The Palestinian leadership, however, condemned the agreement as a betrayal of the Palestinian cause and recalled the Palestinian ambassador to Bahrain for consultations.
In a statement, the Palestinian Authority said it “rejects this step taken by the Kingdom of Bahrain and calls on it to immediately retreat from it due to the great harm it causes to the inalienable national rights of the Palestinian people and joint Arab action”.
The Palestine Liberation Organization (PLO), based in Ramallah, the occupied West Bank, called the normalisation “another treacherous stab to the Palestinian cause”. And in Gaza, Hamas spokesman Hazem Qassem said Bahrain’s decision to normalise relations with Israel “represents a grave harm to the Palestinian cause, and it supports the occupation”.
‘A purely Saudi decision’
Khalil Jahshan, executive director at the Arab Center of Washington, said Saudi acquiescence was key to Bahrain’s decision.

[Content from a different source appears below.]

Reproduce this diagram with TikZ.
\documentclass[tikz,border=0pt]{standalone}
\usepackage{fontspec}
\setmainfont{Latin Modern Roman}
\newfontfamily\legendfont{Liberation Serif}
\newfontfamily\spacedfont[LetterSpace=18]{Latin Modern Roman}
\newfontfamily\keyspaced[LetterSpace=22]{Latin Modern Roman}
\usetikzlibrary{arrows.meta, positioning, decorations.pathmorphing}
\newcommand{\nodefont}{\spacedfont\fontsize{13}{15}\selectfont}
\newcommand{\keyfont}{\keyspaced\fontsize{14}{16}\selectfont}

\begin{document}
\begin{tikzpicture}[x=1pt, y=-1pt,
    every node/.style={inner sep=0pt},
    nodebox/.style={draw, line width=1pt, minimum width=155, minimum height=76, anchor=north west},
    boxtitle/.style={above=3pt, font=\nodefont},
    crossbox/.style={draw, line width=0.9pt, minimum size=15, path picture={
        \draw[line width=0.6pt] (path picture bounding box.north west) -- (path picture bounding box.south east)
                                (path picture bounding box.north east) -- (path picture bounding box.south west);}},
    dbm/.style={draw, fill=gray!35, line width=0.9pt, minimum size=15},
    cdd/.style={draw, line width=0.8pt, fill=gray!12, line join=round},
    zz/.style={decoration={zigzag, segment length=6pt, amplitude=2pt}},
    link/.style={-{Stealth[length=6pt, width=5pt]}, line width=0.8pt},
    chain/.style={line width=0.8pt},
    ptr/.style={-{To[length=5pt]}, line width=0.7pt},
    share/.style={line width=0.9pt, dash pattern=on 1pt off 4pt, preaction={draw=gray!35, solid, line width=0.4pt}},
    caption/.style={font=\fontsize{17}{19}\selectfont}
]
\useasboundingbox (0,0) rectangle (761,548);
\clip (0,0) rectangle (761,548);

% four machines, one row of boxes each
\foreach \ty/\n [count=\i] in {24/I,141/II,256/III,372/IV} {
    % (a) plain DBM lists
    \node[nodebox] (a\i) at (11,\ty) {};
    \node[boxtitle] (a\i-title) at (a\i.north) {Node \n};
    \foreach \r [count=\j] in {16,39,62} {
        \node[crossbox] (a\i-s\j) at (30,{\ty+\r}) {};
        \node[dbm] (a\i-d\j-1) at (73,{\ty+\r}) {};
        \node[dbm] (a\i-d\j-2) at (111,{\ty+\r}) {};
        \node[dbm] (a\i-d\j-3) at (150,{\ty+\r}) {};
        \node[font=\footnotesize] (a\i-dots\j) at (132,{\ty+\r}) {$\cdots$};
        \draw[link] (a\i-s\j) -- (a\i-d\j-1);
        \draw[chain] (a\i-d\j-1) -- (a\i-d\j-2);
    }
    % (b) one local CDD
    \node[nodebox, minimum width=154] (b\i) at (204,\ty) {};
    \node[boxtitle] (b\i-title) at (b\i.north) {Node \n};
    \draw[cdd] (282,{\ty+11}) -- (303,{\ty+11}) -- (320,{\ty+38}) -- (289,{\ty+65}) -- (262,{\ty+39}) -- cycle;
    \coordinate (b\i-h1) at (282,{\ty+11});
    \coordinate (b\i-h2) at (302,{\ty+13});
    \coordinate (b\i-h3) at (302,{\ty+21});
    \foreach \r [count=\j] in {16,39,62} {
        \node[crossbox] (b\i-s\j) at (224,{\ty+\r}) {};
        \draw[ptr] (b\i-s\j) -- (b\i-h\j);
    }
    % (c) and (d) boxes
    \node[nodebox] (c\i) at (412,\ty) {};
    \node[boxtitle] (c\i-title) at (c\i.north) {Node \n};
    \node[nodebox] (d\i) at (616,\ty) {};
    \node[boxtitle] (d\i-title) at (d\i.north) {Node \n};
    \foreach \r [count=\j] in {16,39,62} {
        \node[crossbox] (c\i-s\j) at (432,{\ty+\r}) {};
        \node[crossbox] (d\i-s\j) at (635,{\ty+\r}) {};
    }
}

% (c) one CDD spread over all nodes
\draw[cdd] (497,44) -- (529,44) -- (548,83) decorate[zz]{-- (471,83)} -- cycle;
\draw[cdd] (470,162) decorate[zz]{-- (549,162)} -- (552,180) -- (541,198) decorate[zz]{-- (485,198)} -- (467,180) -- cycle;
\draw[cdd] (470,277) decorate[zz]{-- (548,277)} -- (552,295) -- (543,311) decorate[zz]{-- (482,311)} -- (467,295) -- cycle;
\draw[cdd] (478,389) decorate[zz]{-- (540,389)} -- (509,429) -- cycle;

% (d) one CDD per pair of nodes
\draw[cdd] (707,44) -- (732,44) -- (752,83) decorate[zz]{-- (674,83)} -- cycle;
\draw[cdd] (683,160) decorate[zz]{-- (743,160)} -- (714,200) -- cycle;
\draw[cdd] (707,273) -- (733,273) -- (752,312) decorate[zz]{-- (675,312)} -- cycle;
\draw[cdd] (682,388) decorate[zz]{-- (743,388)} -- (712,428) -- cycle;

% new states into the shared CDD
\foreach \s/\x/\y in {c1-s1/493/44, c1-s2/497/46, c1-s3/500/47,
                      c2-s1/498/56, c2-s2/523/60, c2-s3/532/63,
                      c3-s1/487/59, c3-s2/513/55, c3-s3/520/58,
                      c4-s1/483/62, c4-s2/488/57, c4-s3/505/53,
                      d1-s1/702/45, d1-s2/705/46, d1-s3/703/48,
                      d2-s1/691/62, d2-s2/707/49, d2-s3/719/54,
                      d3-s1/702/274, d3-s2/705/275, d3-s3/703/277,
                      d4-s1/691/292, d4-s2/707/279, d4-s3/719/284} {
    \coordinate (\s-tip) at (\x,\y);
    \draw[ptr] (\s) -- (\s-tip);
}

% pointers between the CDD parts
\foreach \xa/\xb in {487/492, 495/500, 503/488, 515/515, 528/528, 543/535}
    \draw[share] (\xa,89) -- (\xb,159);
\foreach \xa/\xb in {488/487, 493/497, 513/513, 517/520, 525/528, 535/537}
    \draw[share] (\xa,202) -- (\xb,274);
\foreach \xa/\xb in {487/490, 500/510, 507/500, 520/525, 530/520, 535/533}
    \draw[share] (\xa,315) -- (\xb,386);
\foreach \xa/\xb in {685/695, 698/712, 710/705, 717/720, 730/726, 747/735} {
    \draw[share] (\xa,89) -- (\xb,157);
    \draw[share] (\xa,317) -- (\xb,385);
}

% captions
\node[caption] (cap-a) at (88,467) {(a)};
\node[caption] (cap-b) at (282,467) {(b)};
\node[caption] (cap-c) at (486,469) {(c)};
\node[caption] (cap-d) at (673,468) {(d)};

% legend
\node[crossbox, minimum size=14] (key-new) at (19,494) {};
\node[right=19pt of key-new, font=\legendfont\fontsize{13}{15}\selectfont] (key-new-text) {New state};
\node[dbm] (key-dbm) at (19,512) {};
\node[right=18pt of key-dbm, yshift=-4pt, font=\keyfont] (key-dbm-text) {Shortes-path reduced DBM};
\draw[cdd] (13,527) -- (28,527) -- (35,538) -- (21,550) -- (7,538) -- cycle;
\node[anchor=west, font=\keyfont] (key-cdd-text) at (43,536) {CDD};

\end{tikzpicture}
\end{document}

“It is a purely Saudi decision. In the absence of the ability, due to internal constraints, by the leadership in Saudi Arabia to respond positively to Trump, they gave him Bahrain on a silver platter.”
Bahrain, a small island state, is home to the US Navy’s regional headquarters. Saudi Arabia in 2011 sent troops to Bahrain to help quell an uprising and, alongside Kuwait and the UAE, in 2018 offered Bahrain a $10bn economic bailout.
Al Jazeera’s Nida Ibrahim, reporting from Ramallah in the occupied West Bank, agreed, saying Palestinian officials believe the Bahrain and the UAE deals would not have happened “without regional backing”.
“The fear among the Palestinians is that these deals are a green light for more Arab states to normalise with Israel,” she said. “And many Palestinians say that for years they saw the US as Israel’s lawyer or partner and now they see it as Israel’s agent. That’s because Trump is the one announcing these normalisation deals.”